## STATED GOAL
Find the string "this" in the listing and report every line that has it.
++++ INPUT ++++
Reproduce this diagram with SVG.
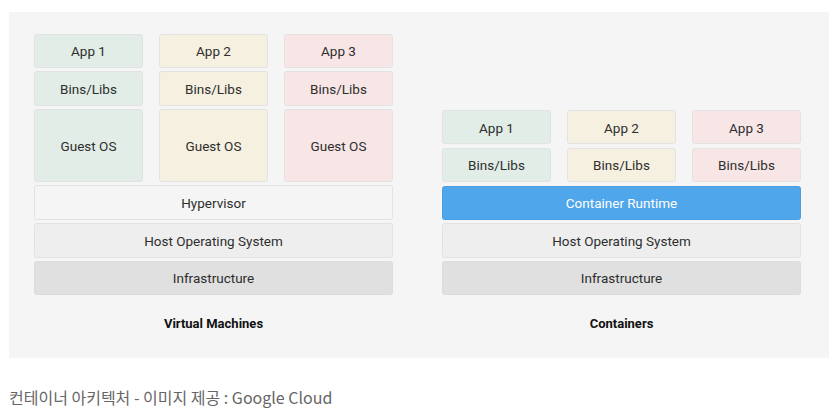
<svg xmlns="http://www.w3.org/2000/svg" width="838" height="418" viewBox="0 0 838 418">
<style>
.b{stroke:#e2e2e2;stroke-width:1}
.g{fill:#e1ede6}
.y{fill:#f6f0e0}
.p{fill:#f8e6e6}
.hv{fill:#f5f5f5}
.ho{fill:#eeeeee}
.inf{fill:#e0e0e0;stroke:#dcdcdc}
.cr{fill:#50a6ea;stroke:#4a9fe2}
text{font-family:Roboto,"Liberation Sans",sans-serif;font-size:13.5px;fill:#2e2e2e;text-anchor:middle}
.w{fill:#ffffff}
.h{font-weight:bold;font-size:13px;fill:#111}
.cap{font-family:"Noto Sans CJK KR","Noto Sans",sans-serif;font-size:16px;fill:#666;text-anchor:start}
</style>
<rect x="0" y="0" width="838" height="418" fill="#ffffff"/>
<rect x="9" y="12" width="820" height="346" fill="#f5f5f5"/>
<g id="vm">
<g id="vm-app1"><rect class="b g" x="34.5" y="34.5" width="108" height="33" rx="2"/><text x="88.5" y="56">App 1</text></g>
<g id="vm-bins1"><rect class="b g" x="34.5" y="71.5" width="108" height="34" rx="2"/><text x="88.5" y="93.5">Bins/Libs</text></g>
<g id="vm-os1"><rect class="b g" x="34.5" y="109.5" width="108" height="72" rx="2"/><text x="88.5" y="150.5">Guest OS</text></g>
<g id="vm-app2"><rect class="b y" x="159.5" y="34.5" width="108" height="33" rx="2"/><text x="213.5" y="56">App 2</text></g>
<g id="vm-bins2"><rect class="b y" x="159.5" y="71.5" width="108" height="34" rx="2"/><text x="213.5" y="93.5">Bins/Libs</text></g>
<g id="vm-os2"><rect class="b y" x="159.5" y="109.5" width="108" height="72" rx="2"/><text x="213.5" y="150.5">Guest OS</text></g>
<g id="vm-app3"><rect class="b p" x="284.5" y="34.5" width="108" height="33" rx="2"/><text x="338.5" y="56">App 3</text></g>
<g id="vm-bins3"><rect class="b p" x="284.5" y="71.5" width="108" height="34" rx="2"/><text x="338.5" y="93.5">Bins/Libs</text></g>
<g id="vm-os3"><rect class="b p" x="284.5" y="109.5" width="108" height="72" rx="2"/><text x="338.5" y="150.5">Guest OS</text></g>
<g id="vm-hyp"><rect class="b hv" x="34.5" y="185.5" width="358" height="34" rx="2"/><text x="213.5" y="207.5">Hypervisor</text></g>
<g id="vm-host"><rect class="b ho" x="34.5" y="223.5" width="358" height="34" rx="2"/><text x="213.5" y="245.5">Host Operating System</text></g>
<g id="vm-infra"><rect class="b inf" x="34.5" y="261.5" width="358" height="33" rx="2"/><text x="213.5" y="283">Infrastructure</text></g>
<text class="h" x="213.5" y="327.5">Virtual Machines</text>
</g>
<g id="ct">
<g id="ct-app1"><rect class="b g" x="442.5" y="110.5" width="108" height="33" rx="2"/><text x="496.5" y="132.5">App 1</text></g>
<g id="ct-bins1"><rect class="b g" x="442.5" y="148.5" width="108" height="33" rx="2"/><text x="496.5" y="170">Bins/Libs</text></g>
<g id="ct-app2"><rect class="b y" x="567.5" y="110.5" width="108" height="33" rx="2"/><text x="621.5" y="132.5">App 2</text></g>
<g id="ct-bins2"><rect class="b y" x="567.5" y="148.5" width="108" height="33" rx="2"/><text x="621.5" y="170">Bins/Libs</text></g>
<g id="ct-app3"><rect class="b p" x="692.5" y="110.5" width="108" height="33" rx="2"/><text x="746.5" y="132.5">App 3</text></g>
<g id="ct-bins3"><rect class="b p" x="692.5" y="148.5" width="108" height="33" rx="2"/><text x="746.5" y="170">Bins/Libs</text></g>
<g id="ct-rt"><rect class="cr" x="442.5" y="186.5" width="358" height="33" rx="2"/><text class="w" x="621.5" y="208">Container Runtime</text></g>
<g id="ct-host"><rect class="b ho" x="442.5" y="223.5" width="358" height="34" rx="2"/><text x="621.5" y="245.5">Host Operating System</text></g>
<g id="ct-infra"><rect class="b inf" x="442.5" y="261.5" width="358" height="33" rx="2"/><text x="621.5" y="283">Infrastructure</text></g>
<text class="h" x="621.5" y="327.5">Containers</text>
</g>
<g id="connectors"></g>
<text class="cap" x="9" y="403.5">컨테이너 아키텍처 - 이미지 제공 : Google Cloud</text>
</svg>
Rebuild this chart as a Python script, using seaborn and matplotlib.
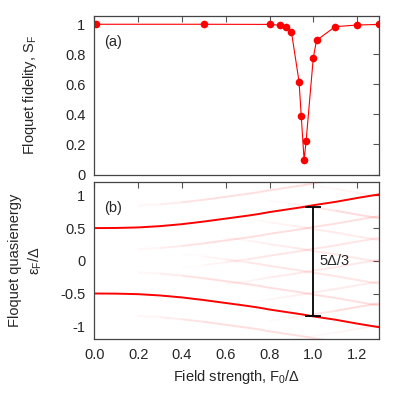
++++
## EXPECTED ANSWER
Reproduce this diagram with SVG.
Rebuild this chart as a Python script, using seaborn and matplotlib.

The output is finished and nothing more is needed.